[Start Exercise input]

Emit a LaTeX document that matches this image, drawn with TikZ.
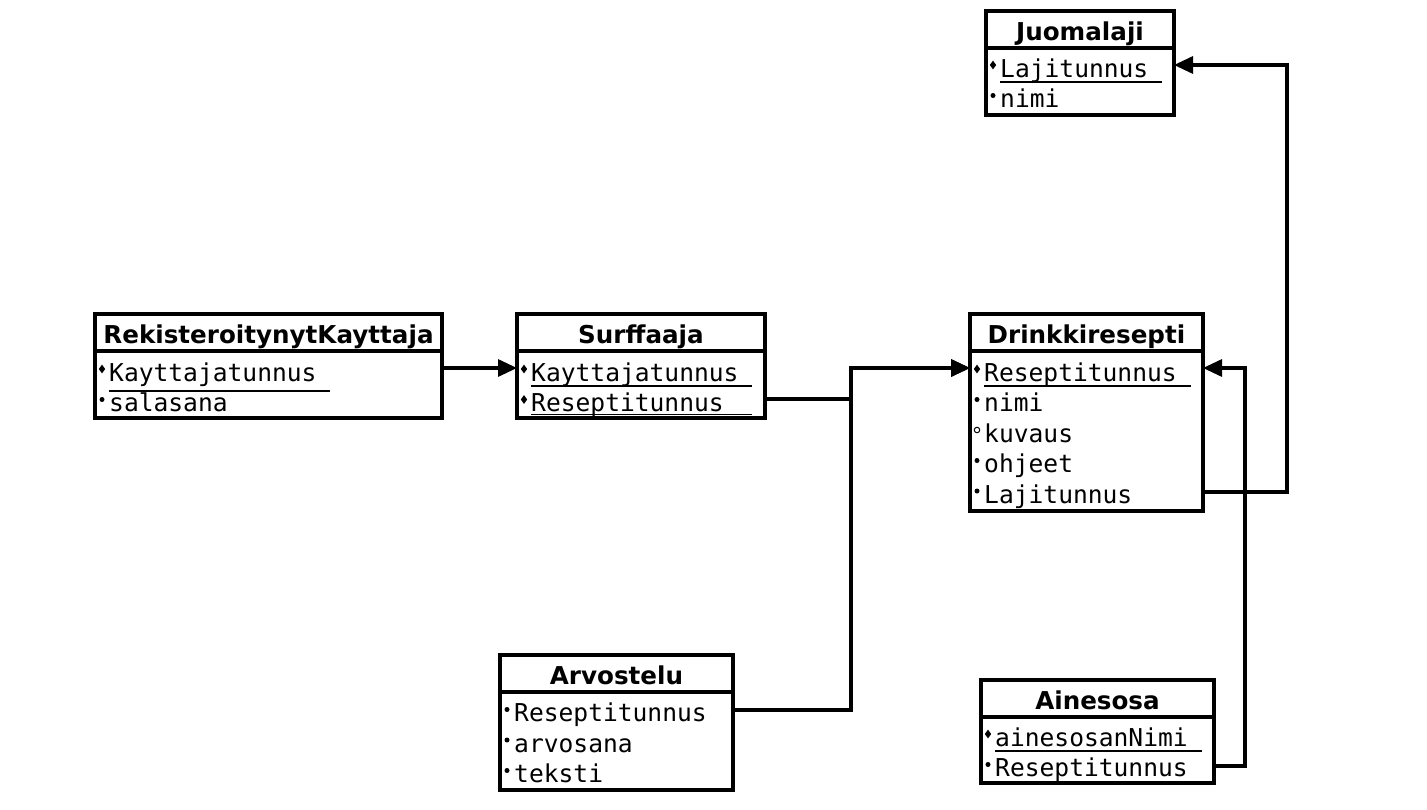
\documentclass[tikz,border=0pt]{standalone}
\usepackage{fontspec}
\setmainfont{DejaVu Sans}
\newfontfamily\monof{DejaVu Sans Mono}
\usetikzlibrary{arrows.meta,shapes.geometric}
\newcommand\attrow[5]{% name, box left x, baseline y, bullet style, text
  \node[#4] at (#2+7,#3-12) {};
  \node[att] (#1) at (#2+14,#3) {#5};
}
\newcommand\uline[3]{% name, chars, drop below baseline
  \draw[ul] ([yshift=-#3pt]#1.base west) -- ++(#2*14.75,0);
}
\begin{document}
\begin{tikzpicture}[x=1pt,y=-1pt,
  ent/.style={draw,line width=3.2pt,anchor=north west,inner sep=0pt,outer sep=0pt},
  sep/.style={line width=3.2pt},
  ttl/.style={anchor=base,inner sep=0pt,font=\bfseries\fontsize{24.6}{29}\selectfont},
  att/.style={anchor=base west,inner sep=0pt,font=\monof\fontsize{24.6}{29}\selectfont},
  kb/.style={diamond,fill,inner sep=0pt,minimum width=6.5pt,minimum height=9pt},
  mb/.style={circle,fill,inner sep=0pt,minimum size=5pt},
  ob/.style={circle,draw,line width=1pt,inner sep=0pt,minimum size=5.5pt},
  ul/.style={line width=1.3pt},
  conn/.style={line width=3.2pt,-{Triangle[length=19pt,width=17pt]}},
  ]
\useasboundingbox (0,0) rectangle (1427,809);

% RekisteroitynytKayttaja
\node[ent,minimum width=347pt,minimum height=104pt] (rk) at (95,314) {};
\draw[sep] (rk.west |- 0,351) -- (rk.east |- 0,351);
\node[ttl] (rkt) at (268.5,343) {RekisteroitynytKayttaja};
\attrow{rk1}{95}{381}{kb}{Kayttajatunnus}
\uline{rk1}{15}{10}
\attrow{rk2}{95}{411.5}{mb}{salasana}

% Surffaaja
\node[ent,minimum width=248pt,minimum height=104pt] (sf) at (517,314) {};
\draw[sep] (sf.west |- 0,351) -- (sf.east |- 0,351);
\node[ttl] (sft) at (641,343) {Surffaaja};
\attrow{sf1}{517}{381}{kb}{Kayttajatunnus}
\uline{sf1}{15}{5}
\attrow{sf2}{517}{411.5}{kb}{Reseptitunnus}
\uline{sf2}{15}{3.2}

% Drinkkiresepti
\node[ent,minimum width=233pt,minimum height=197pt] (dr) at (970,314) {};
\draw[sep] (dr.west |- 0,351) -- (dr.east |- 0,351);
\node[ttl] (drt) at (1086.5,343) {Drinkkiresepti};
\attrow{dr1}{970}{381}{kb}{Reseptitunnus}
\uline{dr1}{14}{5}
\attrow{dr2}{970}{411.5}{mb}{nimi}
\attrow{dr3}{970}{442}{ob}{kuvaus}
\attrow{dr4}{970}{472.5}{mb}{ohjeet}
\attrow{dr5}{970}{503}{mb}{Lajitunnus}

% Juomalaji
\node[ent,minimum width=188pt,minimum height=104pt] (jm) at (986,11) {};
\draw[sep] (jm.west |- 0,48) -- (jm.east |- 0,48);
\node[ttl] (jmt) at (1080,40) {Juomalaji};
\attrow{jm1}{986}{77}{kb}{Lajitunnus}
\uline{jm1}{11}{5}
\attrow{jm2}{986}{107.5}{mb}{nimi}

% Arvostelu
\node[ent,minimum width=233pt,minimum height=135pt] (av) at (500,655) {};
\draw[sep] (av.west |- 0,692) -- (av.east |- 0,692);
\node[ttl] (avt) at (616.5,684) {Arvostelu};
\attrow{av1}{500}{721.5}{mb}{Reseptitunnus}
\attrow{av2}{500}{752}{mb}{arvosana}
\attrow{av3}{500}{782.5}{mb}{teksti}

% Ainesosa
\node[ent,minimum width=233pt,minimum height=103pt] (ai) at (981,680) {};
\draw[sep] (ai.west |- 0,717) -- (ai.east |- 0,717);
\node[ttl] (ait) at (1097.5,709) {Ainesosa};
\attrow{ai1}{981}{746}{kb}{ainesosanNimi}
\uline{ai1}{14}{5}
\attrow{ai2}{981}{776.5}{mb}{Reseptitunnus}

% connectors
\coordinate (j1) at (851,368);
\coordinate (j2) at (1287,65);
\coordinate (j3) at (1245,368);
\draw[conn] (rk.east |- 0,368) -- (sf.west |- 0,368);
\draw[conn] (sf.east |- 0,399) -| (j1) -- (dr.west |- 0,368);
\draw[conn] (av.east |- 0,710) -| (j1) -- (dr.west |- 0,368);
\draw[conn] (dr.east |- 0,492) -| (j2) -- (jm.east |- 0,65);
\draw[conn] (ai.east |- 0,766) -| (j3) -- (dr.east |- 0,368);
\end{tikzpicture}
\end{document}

[End Exercise input]
[Start Exercise input]

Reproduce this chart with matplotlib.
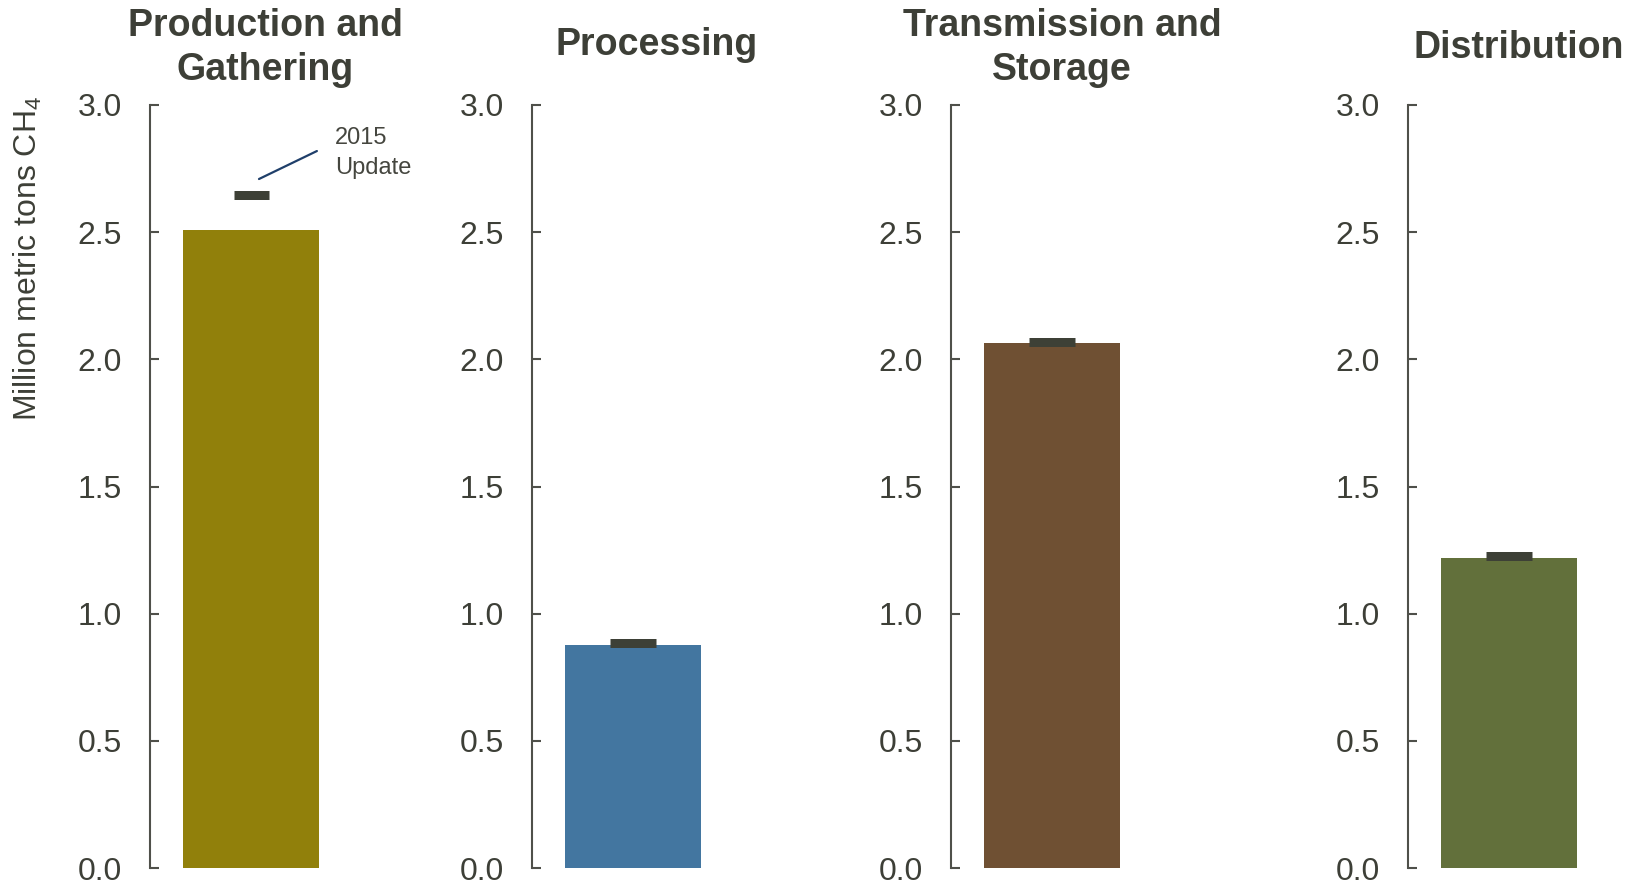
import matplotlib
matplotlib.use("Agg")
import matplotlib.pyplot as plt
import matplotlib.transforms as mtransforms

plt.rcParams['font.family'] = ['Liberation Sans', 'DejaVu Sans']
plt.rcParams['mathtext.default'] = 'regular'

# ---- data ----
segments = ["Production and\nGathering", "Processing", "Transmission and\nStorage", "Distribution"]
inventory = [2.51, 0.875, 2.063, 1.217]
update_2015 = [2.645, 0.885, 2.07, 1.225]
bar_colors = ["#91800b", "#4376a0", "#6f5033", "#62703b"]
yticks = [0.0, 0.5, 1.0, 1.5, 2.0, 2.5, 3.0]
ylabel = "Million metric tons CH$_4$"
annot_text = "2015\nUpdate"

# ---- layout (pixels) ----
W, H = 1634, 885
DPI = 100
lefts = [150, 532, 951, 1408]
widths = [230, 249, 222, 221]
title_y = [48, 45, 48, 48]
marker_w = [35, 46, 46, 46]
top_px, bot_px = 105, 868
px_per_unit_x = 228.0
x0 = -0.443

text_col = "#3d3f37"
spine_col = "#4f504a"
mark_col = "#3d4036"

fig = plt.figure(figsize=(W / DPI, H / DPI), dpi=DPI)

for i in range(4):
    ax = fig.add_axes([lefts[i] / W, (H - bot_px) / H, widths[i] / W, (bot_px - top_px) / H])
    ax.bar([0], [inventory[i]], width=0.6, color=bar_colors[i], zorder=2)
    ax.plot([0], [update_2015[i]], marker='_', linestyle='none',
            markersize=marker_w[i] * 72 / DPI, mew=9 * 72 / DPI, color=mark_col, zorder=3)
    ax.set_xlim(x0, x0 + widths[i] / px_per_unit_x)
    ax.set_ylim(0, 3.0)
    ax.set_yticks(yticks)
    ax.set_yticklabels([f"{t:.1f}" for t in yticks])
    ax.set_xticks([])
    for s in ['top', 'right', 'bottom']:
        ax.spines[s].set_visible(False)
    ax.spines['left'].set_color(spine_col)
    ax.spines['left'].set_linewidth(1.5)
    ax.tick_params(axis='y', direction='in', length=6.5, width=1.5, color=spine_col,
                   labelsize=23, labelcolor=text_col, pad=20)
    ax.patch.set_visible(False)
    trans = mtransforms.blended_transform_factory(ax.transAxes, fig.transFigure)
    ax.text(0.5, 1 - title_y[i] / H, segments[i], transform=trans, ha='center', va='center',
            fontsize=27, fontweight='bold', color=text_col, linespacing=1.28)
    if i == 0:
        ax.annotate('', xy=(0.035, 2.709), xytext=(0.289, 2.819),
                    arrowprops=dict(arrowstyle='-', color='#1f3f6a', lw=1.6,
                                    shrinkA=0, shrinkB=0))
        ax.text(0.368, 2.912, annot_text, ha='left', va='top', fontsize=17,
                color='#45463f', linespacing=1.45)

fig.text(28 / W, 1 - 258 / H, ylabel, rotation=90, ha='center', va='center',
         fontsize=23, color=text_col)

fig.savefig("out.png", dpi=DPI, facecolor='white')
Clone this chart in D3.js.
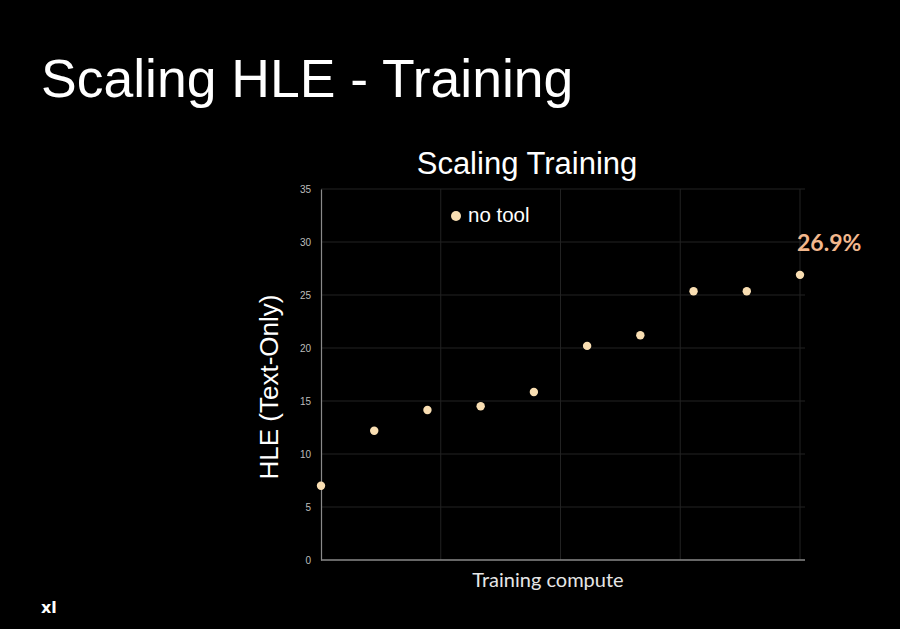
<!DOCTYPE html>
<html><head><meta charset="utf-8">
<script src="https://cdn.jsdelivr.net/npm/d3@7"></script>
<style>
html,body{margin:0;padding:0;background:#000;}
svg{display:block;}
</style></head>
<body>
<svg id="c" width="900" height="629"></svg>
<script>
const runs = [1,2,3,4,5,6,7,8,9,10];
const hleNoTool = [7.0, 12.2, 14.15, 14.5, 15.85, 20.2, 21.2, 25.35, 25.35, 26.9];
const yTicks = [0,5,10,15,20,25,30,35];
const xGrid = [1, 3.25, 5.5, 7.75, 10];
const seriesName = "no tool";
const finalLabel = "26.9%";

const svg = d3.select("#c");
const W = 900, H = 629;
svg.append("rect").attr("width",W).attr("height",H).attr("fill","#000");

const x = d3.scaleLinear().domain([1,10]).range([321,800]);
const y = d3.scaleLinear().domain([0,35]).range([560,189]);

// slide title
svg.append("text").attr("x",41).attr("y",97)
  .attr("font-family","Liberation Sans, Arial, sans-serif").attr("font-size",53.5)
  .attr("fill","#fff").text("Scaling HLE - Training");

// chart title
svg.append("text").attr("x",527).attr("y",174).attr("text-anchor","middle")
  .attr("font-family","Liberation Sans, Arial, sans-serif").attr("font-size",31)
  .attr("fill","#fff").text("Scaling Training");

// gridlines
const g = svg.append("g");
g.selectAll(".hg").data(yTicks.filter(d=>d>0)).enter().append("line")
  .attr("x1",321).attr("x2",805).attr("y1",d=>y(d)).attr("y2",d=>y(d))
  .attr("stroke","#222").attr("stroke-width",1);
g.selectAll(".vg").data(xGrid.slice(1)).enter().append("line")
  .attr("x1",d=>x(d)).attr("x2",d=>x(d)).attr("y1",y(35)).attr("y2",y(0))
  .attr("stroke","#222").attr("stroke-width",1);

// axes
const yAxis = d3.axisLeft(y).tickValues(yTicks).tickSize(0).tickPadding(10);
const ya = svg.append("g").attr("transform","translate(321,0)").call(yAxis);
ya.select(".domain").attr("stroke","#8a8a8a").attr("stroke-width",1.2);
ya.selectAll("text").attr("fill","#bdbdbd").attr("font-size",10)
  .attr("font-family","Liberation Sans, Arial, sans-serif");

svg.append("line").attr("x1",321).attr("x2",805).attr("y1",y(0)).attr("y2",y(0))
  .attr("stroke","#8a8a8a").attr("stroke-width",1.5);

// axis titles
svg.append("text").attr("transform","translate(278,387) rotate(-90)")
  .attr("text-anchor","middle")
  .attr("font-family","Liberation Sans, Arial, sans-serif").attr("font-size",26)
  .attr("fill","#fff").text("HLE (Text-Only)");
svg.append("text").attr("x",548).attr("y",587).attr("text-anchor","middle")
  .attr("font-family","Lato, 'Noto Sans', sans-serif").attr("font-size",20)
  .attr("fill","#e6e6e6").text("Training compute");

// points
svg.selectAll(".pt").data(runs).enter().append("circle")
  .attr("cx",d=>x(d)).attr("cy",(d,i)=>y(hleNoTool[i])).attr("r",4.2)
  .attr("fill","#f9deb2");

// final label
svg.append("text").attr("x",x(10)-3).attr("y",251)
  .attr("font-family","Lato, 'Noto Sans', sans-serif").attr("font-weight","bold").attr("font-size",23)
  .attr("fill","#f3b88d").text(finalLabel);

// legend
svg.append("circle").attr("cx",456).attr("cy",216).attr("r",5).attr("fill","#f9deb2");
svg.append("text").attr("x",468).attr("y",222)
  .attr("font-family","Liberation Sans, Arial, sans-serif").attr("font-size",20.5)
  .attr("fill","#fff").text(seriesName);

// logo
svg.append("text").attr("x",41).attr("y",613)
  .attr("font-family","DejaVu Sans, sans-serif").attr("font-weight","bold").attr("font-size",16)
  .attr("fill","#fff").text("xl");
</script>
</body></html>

[End Exercise input]
[Start Exercise input]

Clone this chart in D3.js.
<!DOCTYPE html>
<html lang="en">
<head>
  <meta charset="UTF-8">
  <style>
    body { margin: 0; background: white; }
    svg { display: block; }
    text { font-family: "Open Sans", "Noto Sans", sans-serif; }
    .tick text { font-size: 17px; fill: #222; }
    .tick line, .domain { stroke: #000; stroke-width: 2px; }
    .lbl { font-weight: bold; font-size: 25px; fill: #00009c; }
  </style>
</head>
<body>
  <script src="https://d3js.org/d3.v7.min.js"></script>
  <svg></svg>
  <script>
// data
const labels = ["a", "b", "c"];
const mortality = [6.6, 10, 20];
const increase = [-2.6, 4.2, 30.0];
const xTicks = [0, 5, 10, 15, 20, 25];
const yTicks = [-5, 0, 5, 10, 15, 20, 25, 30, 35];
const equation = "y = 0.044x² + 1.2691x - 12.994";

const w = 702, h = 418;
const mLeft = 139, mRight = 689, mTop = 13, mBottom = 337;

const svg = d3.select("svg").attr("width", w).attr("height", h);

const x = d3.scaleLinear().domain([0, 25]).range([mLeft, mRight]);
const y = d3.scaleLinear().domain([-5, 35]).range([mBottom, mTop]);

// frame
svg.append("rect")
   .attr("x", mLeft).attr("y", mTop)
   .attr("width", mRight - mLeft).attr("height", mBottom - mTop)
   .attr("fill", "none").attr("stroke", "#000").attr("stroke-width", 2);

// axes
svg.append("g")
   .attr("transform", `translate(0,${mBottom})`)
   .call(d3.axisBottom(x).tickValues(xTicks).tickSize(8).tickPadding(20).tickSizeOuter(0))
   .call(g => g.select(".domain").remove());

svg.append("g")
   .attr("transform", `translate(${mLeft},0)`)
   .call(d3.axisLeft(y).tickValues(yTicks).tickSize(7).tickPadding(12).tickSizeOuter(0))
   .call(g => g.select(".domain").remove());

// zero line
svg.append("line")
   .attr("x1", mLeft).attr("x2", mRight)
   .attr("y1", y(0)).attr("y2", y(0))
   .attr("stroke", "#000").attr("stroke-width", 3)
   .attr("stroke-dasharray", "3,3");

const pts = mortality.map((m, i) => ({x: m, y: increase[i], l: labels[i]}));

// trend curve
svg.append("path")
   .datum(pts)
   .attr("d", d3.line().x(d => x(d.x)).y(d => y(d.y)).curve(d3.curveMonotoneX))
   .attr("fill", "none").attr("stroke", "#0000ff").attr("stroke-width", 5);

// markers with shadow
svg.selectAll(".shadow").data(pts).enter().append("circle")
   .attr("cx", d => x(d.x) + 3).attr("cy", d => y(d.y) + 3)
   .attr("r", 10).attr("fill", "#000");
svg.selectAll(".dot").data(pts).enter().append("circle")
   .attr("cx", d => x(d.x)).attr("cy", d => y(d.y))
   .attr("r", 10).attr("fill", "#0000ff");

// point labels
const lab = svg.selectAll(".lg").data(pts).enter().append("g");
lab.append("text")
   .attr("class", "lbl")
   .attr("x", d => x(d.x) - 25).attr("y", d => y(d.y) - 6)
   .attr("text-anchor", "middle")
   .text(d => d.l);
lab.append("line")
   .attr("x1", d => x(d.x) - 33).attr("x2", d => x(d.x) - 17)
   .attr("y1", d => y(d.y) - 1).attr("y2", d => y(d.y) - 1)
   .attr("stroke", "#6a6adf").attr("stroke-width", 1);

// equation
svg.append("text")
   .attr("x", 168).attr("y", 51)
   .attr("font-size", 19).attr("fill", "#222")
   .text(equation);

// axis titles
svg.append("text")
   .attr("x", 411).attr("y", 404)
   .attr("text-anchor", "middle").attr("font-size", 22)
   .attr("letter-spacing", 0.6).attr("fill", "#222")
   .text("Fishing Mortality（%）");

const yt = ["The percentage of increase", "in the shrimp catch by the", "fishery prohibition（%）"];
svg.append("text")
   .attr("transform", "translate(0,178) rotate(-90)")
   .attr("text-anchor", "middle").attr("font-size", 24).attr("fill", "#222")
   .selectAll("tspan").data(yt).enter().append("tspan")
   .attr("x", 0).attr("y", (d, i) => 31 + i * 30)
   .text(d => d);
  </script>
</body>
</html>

[End Exercise input]

## Exercise brief
Out of the records above, set down only the lines from the one that contains "Reproduce this chart with matplotlib." through the one that contains "fig = plt.figure(figsize=(W", unchanged and without the pictures.

## Task result
Reproduce this chart with matplotlib.
import matplotlib
matplotlib.use("Agg")
import matplotlib.pyplot as plt
import matplotlib.transforms as mtransforms

plt.rcParams['font.family'] = ['Liberation Sans', 'DejaVu Sans']
plt.rcParams['mathtext.default'] = 'regular'

# ---- data ----
segments = ["Production and\nGathering", "Processing", "Transmission and\nStorage", "Distribution"]
inventory = [2.51, 0.875, 2.063, 1.217]
update_2015 = [2.645, 0.885, 2.07, 1.225]
bar_colors = ["#91800b", "#4376a0", "#6f5033", "#62703b"]
yticks = [0.0, 0.5, 1.0, 1.5, 2.0, 2.5, 3.0]
ylabel = "Million metric tons CH$_4$"
annot_text = "2015\nUpdate"

# ---- layout (pixels) ----
W, H = 1634, 885
DPI = 100
lefts = [150, 532, 951, 1408]
widths = [230, 249, 222, 221]
title_y = [48, 45, 48, 48]
marker_w = [35, 46, 46, 46]
top_px, bot_px = 105, 868
px_per_unit_x = 228.0
x0 = -0.443

text_col = "#3d3f37"
spine_col = "#4f504a"
mark_col = "#3d4036"

fig = plt.figure(figsize=(W / DPI, H / DPI), dpi=DPI)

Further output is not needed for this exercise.